Television: the queen of the fast lane

She debuted on TV in Hawaii Five-O, did runs and guest spots across the decades, but television didn’t truly catch up to her power until 2000, when Gilmore Girls cast her as Emily Gilmore.

Emily is one of those characters that could be hated in lesser hands: rigid, controlling, sharp enough to cut glass. But Bishop plays her like a woman raised in a world where love was delivered through manners and expectation. Emily is funny, cruel, vulnerable, proud, terrified of irrelevance, and always dressed like she’s ready for war at a fundraiser. Bishop makes every insult feel like it comes from a wound. She makes every moment of softness feel like a miracle that cost something.

From 2000 to 2007, she was the matriarch you couldn’t look away from. She and Edward Herrmann were both Tony winners from the same era—two stage animals turned TV royalty. When the revival A Year in the Life came in 2016, she stepped back into Emily like no time had passed, only weather.

She reunited with Amy Sherman-Palladino again in Bunheads and later in The Marvelous Mrs. Maisel, where her role as Benedetta was another tight, delicious bite of character acting. She also kept hopping into series—Army Wives, Mercy, The Good Wife—working like a pro who never pretends television is a downgrade. It’s just another stage.

In 2023 she starred as Mrs. Ivey in The Watchful Eye, proving again that even in a new show with new rhythms, she can plant herself in the frame and make it hers.

Returning to theater: because that’s home

After Gilmore Girls, she didn’t retire into nostalgia. She went back to theater, because theater is where you feel your own heartbeat in real time. She did Becky Shaw off-Broadway in 2008, then played Evangeline Harcourt in the 2011 revival of Anything Goes, opposite Sutton Foster and Joel Grey. Imagine that: after decades on stage and screen, she’s still choosing work that demands full energy. No coasting.

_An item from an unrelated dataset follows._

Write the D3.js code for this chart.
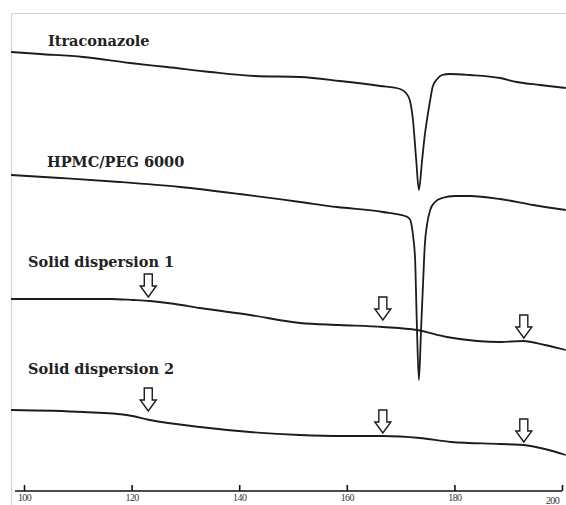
<!DOCTYPE html>
<html>
<head>
<meta charset="utf-8">
<script src="https://cdn.jsdelivr.net/npm/d3@7"></script>
<style>
  html, body { margin: 0; padding: 0; background: #fff; }
  svg { display: block; }
</style>
</head>
<body>
<svg id="chart"></svg>
<script>
// DSC thermograms: temperature (°C) vs heat flow (arbitrary units, curves offset)
const seriesNames = ["Itraconazole", "HPMC/PEG 6000", "Solid dispersion 1", "Solid dispersion 2"];

const itraconazole = [
  [97.6, 44.1], [103.0, 43.9], [111.0, 43.6], [119.7, 43.0], [126.6, 42.6], [134.6, 42.1],
  [142.9, 41.7], [151.3, 41.6], [158.7, 41.2], [166.2, 40.7], [169.9, 40.4], [171.0, 40.0],
  [171.7, 39.3], [172.3, 37.3], [172.9, 33.3], [173.4, 30.3], [174.0, 33.3], [174.5, 35.8],
  [174.9, 37.3], [175.5, 39.3], [176.0, 40.7], [176.8, 41.4], [177.7, 41.8], [179.2, 41.9],
  [182.9, 41.8], [188.5, 41.5], [191.6, 41.1], [195.9, 40.8], [200.7, 40.5]
];

const hpmcPeg = [
  [97.6, 31.8], [106.7, 31.5], [117.8, 31.1], [129.0, 30.6], [140.1, 29.9], [151.3, 29.1],
  [158.2, 28.6], [166.7, 28.1], [170.8, 27.7], [171.7, 27.4], [172.3, 25.8], [172.7, 23.3],
  [173.0, 17.3], [173.4, 11.3], [173.8, 16.3], [174.2, 21.3], [174.5, 24.8], [174.9, 26.8],
  [175.5, 28.3], [176.4, 29.1], [177.7, 29.5], [180.1, 29.7], [182.9, 29.7], [188.5, 29.4],
  [194.6, 28.8], [200.7, 28.3]
];

const solidDisp1 = [
  [97.6, 19.4], [106.7, 19.4], [116.0, 19.4], [120.3, 19.3], [123.4, 19.2], [128.1, 18.9],
  [132.7, 18.5], [142.0, 17.8], [151.3, 17.0], [158.7, 16.8], [166.7, 16.6], [173.0, 16.3],
  [178.6, 15.6], [184.2, 15.2], [188.5, 15.1], [192.8, 15.2], [196.8, 14.8], [200.7, 14.3]
];

const solidDisp2 = [
  [97.6, 8.3], [111.0, 8.1], [119.1, 7.8], [123.4, 7.3], [132.7, 6.6], [142.0, 6.1],
  [151.3, 5.8], [159.3, 5.7], [166.7, 5.7], [173.6, 5.5], [179.4, 5.1], [188.5, 4.9],
  [192.8, 4.8], [196.8, 4.4], [200.7, 3.8]
];

// transition markers (arrow tip: temperature, heat flow)
const arrows1 = [[123.1, 19.6], [166.7, 17.3], [192.9, 15.5]];
const arrows2 = [[123.1, 8.2], [166.7, 6.0], [192.9, 5.1]];

const xTicks = [100, 120, 140, 160, 180, 200];

// Layout
const width = 566, height = 505;
const svg = d3.select("#chart").attr("width", width).attr("height", height);

const x = d3.scaleLinear().domain([100, 200]).range([24, 562]);
const y = d3.scaleLinear().domain([0, 48]).range([493, 13]);

// light frame (top and left)
svg.append("line").attr("x1", 11).attr("x2", width).attr("y1", 13.5).attr("y2", 13.5)
  .attr("stroke", "#d4d4d4").attr("stroke-width", 1.2);
svg.append("line").attr("x1", 11.5).attr("x2", 11.5).attr("y1", 13).attr("y2", height)
  .attr("stroke", "#d4d4d4").attr("stroke-width", 1.2);

// curves
const line = d3.line()
  .x(d => x(d[0]))
  .y(d => y(d[1]))
  .curve(d3.curveMonotoneX);

[itraconazole, hpmcPeg, solidDisp1, solidDisp2].forEach(data => {
  svg.append("path")
    .datum(data)
    .attr("d", line)
    .attr("fill", "none")
    .attr("stroke", "#1c1c1c")
    .attr("stroke-width", 1.8)
    .attr("stroke-linejoin", "round");
});

// curve labels
const labelPos = [[48, 46], [47, 167], [28, 267], [28, 374]];
svg.selectAll(".lbl")
  .data(seriesNames)
  .join("text")
  .attr("class", "lbl")
  .attr("x", (d, i) => labelPos[i][0])
  .attr("y", (d, i) => labelPos[i][1])
  .attr("font-family", "'DejaVu Serif', serif")
  .attr("font-weight", "bold")
  .attr("font-size", "14.5px")
  .attr("fill", "#222")
  .text(d => d);

// hollow down arrows
const arrowPath = "M -4,-23 H 4 V -11 H 8 L 0,0 L -8,-11 H -4 Z";
svg.selectAll(".arrow")
  .data(arrows1.concat(arrows2))
  .join("path")
  .attr("class", "arrow")
  .attr("d", arrowPath)
  .attr("transform", d => `translate(${x(d[0])},${y(d[1])})`)
  .attr("fill", "#fff")
  .attr("stroke", "#1c1c1c")
  .attr("stroke-width", 1.4)
  .attr("stroke-linejoin", "miter");

// x axis with ticks pointing up
const axisY = 491;
const axis = d3.axisBottom(x)
  .tickValues(xTicks)
  .tickSizeInner(-6)
  .tickSizeOuter(0)
  .tickPadding(3)
  .tickFormat(d3.format("d"));

const gAxis = svg.append("g")
  .attr("transform", `translate(0,${axisY})`)
  .call(axis);

gAxis.select(".domain").remove();
gAxis.append("line")
  .attr("x1", x.range()[0] - 9).attr("x2", x.range()[1])
  .attr("stroke", "#111").attr("stroke-width", 1.6);
gAxis.selectAll(".tick line").attr("stroke", "#111").attr("stroke-width", 1.6);
gAxis.selectAll(".tick text")
  .attr("font-family", "'Liberation Serif', serif")
  .attr("font-size", "10px")
  .attr("letter-spacing", "-0.6px")
  .attr("fill", "#333");
gAxis.selectAll(".tick text").filter(d => d === 200)
  .attr("dx", -10).attr("dy", "1.0em");
</script>
</body>
</html>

The private life behind the posture

She’s lived largely in New Jersey, away from Hollywood’s constant hum. She married stagehand Peter Miller in 1970, divorced in 1975. Later she married talk show host Lee Leonard, a partnership that lasted until his death in 2018. There’s something fitting about her personal life being quiet and sturdy compared to the high-society storms she plays onscreen. Real life often moves in the opposite direction of the roles you’re known for.

What she leaves in a room

Kelly Bishop is the rare performer who can make “composed” feel volcanic. She’s a dancer who became an actor without ever losing her dancer’s logic: timing is everything, posture is story, silence is a line if you know how to hold it. She can do comedy like a scalpel and drama like an open hand. She can play mothers who are loving, mothers who are terrifying, and mothers who are both at once.

She originated a Broadway archetype, then became a cult film mother, then turned a TV matriarch into something close to literature. That’s not a career built on lucky breaks. That’s a career built on craft so sharp it keeps cutting new shapes for itself.

And if you want the short version of her magic: she doesn’t play power. She is power. Quiet, elegant, relentless power. The kind that comes from a woman who learned long ago how to stay on her feet when the music changes.